— Opinion column by manufacturing expert Buckley Brinkman
AI has been on an incredible roll — and we’ve all benefited. The technology clears mundane tasks from our desks, creates opportunities for our manufacturers, and adds one to two percentage points to our economic growth. Investors have backed these ventures with hundreds of billions of dollars. It’s a terrific time to be engaged with AI.
Three recent data points suggest that this roll is hitting a wall. The leading AI companies appear to be reaching the limits of their ability to raise capital and grow demand as fast as they’d expected. None of them expect to turn a profit for years, so they depend on outside investment just to keep operating. At the same time, they need healthy margins to improve cash flow — and cheaper Chinese models are grabbing market share and squeezing prices.
OpenAI’s Financial Limits
OpenAI introduced millions of us to accessible AI. Its impact is undeniable: the fastest product ever to reach a million users, unprecedented leaps in capability, and a firm grip on the world’s attention. OpenAI has been a terrific innovator and a catalyst for change.
Still, OpenAI is not a profitable business. Recent financial statements show the company on pace to lose $14 billion on revenue of about $25 billion this year. The real picture is worse: massive capital expenditures push negative cash flow to roughly $27 billion. Analysts expect the cumulative cash drain to reach $115 billion before OpenAI turns a profit in 2029 — and hitting that target requires revenue to climb to $125 billion.

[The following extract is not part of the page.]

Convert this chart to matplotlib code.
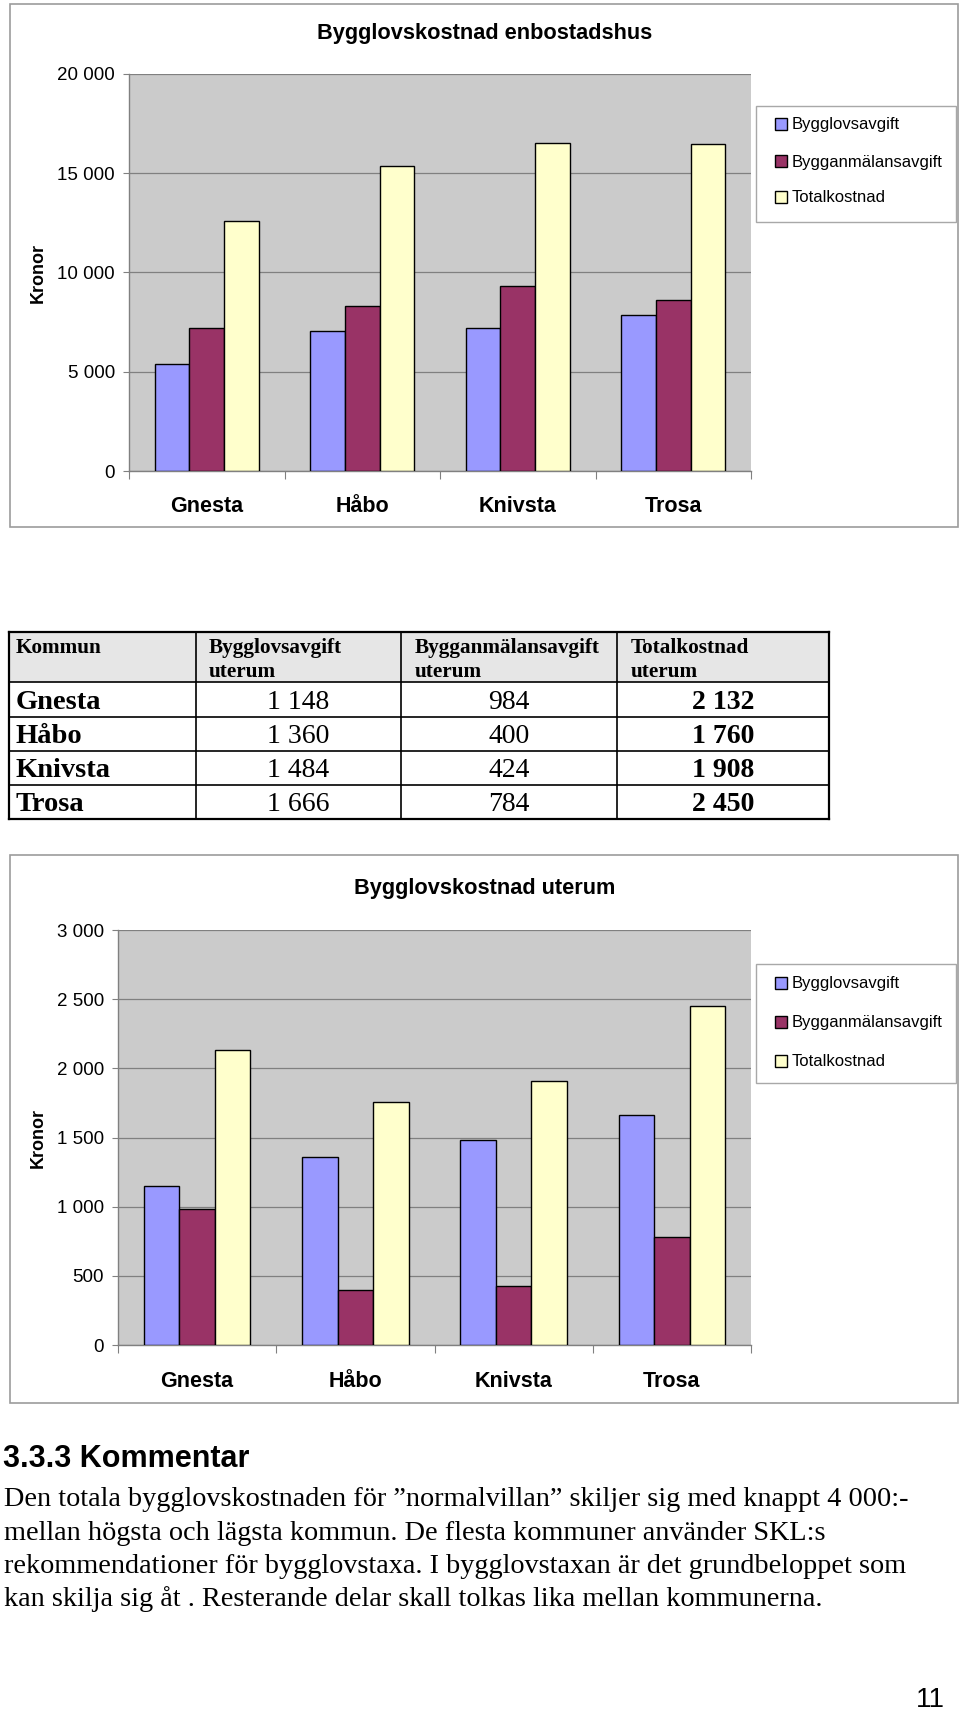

These financial pressures cast a new light on OpenAI’s recent proposal to give the U.S. government a 5% stake in the company, ostensibly to “share the upside” with the American people. Call me skeptical, but I always look for the catch when someone offers a $43 billion gift. Two issues come to mind. First, OpenAI — and its rivals — would benefit from friendly regulation: federal agencies could restrict competition or clear away obstacles to their market activity. Second, private investors may be nearing their limits on funding new capital, and government ownership would give federal
agencies a built-in incentive to keep the money flowing. Either move would change the competitive game.
Meta Can’t Create AI Demand
Meta made news this week too, announcing a new business that leases AI capacity to other firms — capacity built with more than $180 billion committed to AI infrastructure. The change matters because Meta’s own justification for that spending shifted. The company first framed the investment as necessary to keep up with its own AI demand, then as capacity that would meet internal needs. Now, Meta admits it can’t use all of the created capacity. That’s a telling admission: one of the best-funded players in AI just conceded it can’t generate enough organic demand to fill the infrastructure it created.
China’s Cheaper Models Invade
China keeps developing its own AI models, including DeepSeek, Alibaba’s Qwen, and Moonshot’s Kimi. These models take a different approach to large language models — one that works around technical constraints and plays to China’s strengths, particularly cheap energy. The results rival Western incumbents at a fraction of the cost. Chinese models jumped from 1.2% market share to nearly 30% in a single year. Individual model shares will keep swinging, but the trend is unmistakable: this competition caps pricing power at exactly the moment U.S. companies need margins and cash flow most.
Why Should I Care?
AI’s role in our lives and businesses keeps growing, and demand will keep climbing as we find new uses for these tools. That growth demands billions in cash — to run the service and to build better models — and none of the key players expect to turn cash-flow positive anytime soon. By their
own estimates, they need a fivefold jump in revenue to get there. If investors balk at supplying that cash, these companies will have to slow down or scramble for new capital.
These business models depend on substantial growth — yet Meta just admitted it can’t generate enough organic growth to use the capacity it built. If growth slows further, the cash math gets ugly fast.
Meanwhile, Chinese competition is squeezing both expansion and margins at precisely the moment growth and revenue matter most — making success harder for the domestic incumbents.
AI companies need years of strong growth to deliver returns and justify the infrastructure investments driving that growth. If these three data points mark the start of a trend, they would disrupt that growth and jeopardize future investment. Capital would slow or get more expensive, stalling the business model. That stall would shrink the biggest engine of economic growth and stock market value creation we have — and drag the broader economy down with it.
I’m not an economist – or a technology forecaster – and this isn’t a prediction; but OpenAI’s cash crunch, Meta’s admission it can’t create enough demand, and China’s pricing pressure are three signals worth watching. Together, they mark the line between AI’s next chapter of growth and the end of its roll. Keep an eye on all three — the companies fueling today’s economic momentum may be the first to tell us when it’s over.